The five-part “Memory Wars,” featuring Noe-Payne’s interviews and in-depth reporting from her year in Germany, will have a new episode every other Thursday. “You can subscribe and listen along all summer,” Noe-Payne said.
I was delighted when she asked me to co-host the podcast as something of a sounding board. Two Richmonders who witnessed Virginia’s racial reckoning are observing its backlash and are looking for answers anywhere we can find them.
If Germany presented itself as a template in our nation’s journey from sin to redemption, history, as is often the case, was not quite as neat as imagined.
Germans, for one, resisted the prevailing narrative about the unabashed success of their reconstruction. As Noe-Payne put it: “There’s very little patting themselves on the back.”
“I was surprised by the depth of the challenges Germany faced and how many Germans are still convinced that they did not do a good job,” she said.
In hindsight, it was naïve to believe rebuilding a society after the horrors of the Holocaust would not be immensely challenging. “It’s just another example of how we simplify things we don’t understand outside of our borders,” she said.
Still, Germans seem to be earnestly engaged in the work, however difficult and incomplete. They are performing acts of reconciliation and, yes, reparations, that you’d be hard-pressed to find in America — all done with a humility America could learn from.
I was blown away by the extent in which American forces, during Germany’s post-war reconstruction, fed that nation a harsh dose of collective guilt. One example was posters, bearing images of dead bodies and concentration camps, with a message that translated into THESE ATROCITIES: YOUR FAULT.

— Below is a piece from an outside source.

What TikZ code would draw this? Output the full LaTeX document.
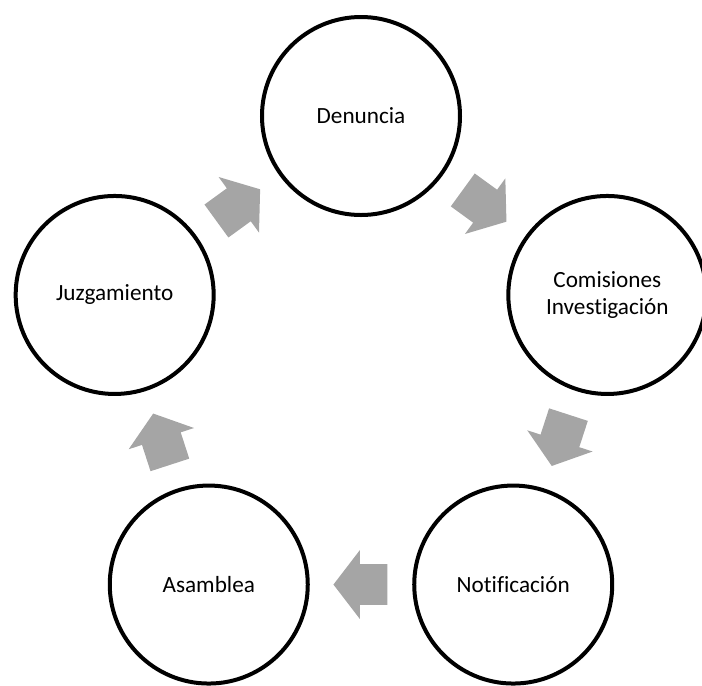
\documentclass[tikz,border=0pt]{standalone}
\usepackage{fontspec}
\setmainfont[Ligatures=CommonOff]{Carlito}
\usetikzlibrary{calc,positioning,shapes.arrows}
\definecolor{flechagris}{HTML}{A5A5A5}

\begin{document}
\begin{tikzpicture}[main/.style = {draw, circle, line width=0.08cm, minimum size=3.96cm, inner sep=0pt, align=center, font=\fontsize{13.2}{15}\selectfont},
  flecha/.style = {single arrow, fill=flechagris, minimum height=1.08cm, inner xsep=0pt, inner ysep=0.4cm, single arrow head extend=0.28cm, single arrow tip angle=105, anchor=tip}]
			\useasboundingbox (-7.22,-6.2) rectangle (6.82,7.5);
			\node[main] (den) at (90:5.18) {Denuncia};
			\node[main] (com) at (18:5.18) {Comisiones\\Investigación};
			\node[main] (not) at (-54:5.18) {Notificación};
			\node[main] (asa) at (-126:5.18) {Asamblea};
			\node[main] (juz) at (162:5.18) {Juzgamiento};
			\node[flecha, rotate=-36] (f1) at ($(den)!0.5!(com)!0.56cm!(com)$) {};
			\node[flecha, rotate=-108] (f2) at ($(com)!0.5!(not)!0.56cm!(not)$) {};
			\node[flecha, rotate=180] (f3) at ($(not)!0.5!(asa)!0.56cm!(asa)$) {};
			\node[flecha, rotate=108] (f4) at ($(asa)!0.5!(juz)!0.56cm!(juz)$) {};
			\node[flecha, rotate=36] (f5) at ($(juz)!0.5!(den)!0.56cm!(den)$) {};
		\end{tikzpicture}
\end{document}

The campaign was short-lived and, Germans would argue, ineffective. But, contextually, it was eye-opening.
Our nation’s Reconstruction after the Civil War caved as the nation prioritized the reconciliation of its white citizens over the lives of its new Black citizens. At the same time occupying U.S. forces were serving up guilt to Germans, Black Southerners remained under a reign of terror.
Whose fault was that?
Noe-Payne said this campaign was important to focus on because it demonstrated “Americans’ selective hearing to some extent — what we choose to turn a blind eye to and what we don’t.”
She remains haunted by her visit to the Dachau concentration camp and her time spent in a room designed expressly for killing. “And I stood in it and left feeling so nauseous” — but also with the knowledge that every German school child visits such sites.
She recalled childhood car trips up and down Route 5, between her Varina home and Williamsburg, passing the James River plantations that she would never visit. “Knowing that I had grown up in Virginia, never having that sort of same visceral reaction at a place of encounter, as part of my education ... I just felt it in such contradiction.”
If Virginia was once moving toward a more enlightened education, it has done a U-turn. Learning honest and accurate history, particularly about systemic racism, has become a bridge too far for some Republican politicians. Book banning is in vogue. Racism and antisemitism are ascendant.
“Feels like backward movement,” Noe-Payne said.
From the Lost Cause movement of the late 19th century to the current backlash of the 21st century, we are still fighting wars over memory — competing visions of a past that continues to inform and haunt our present.
Too often, America has felt it has little to learn from history and the rest of the world. Our perilous democracy illustrates the folly of myopia and amnesia. This is one war we can’t afford to lose.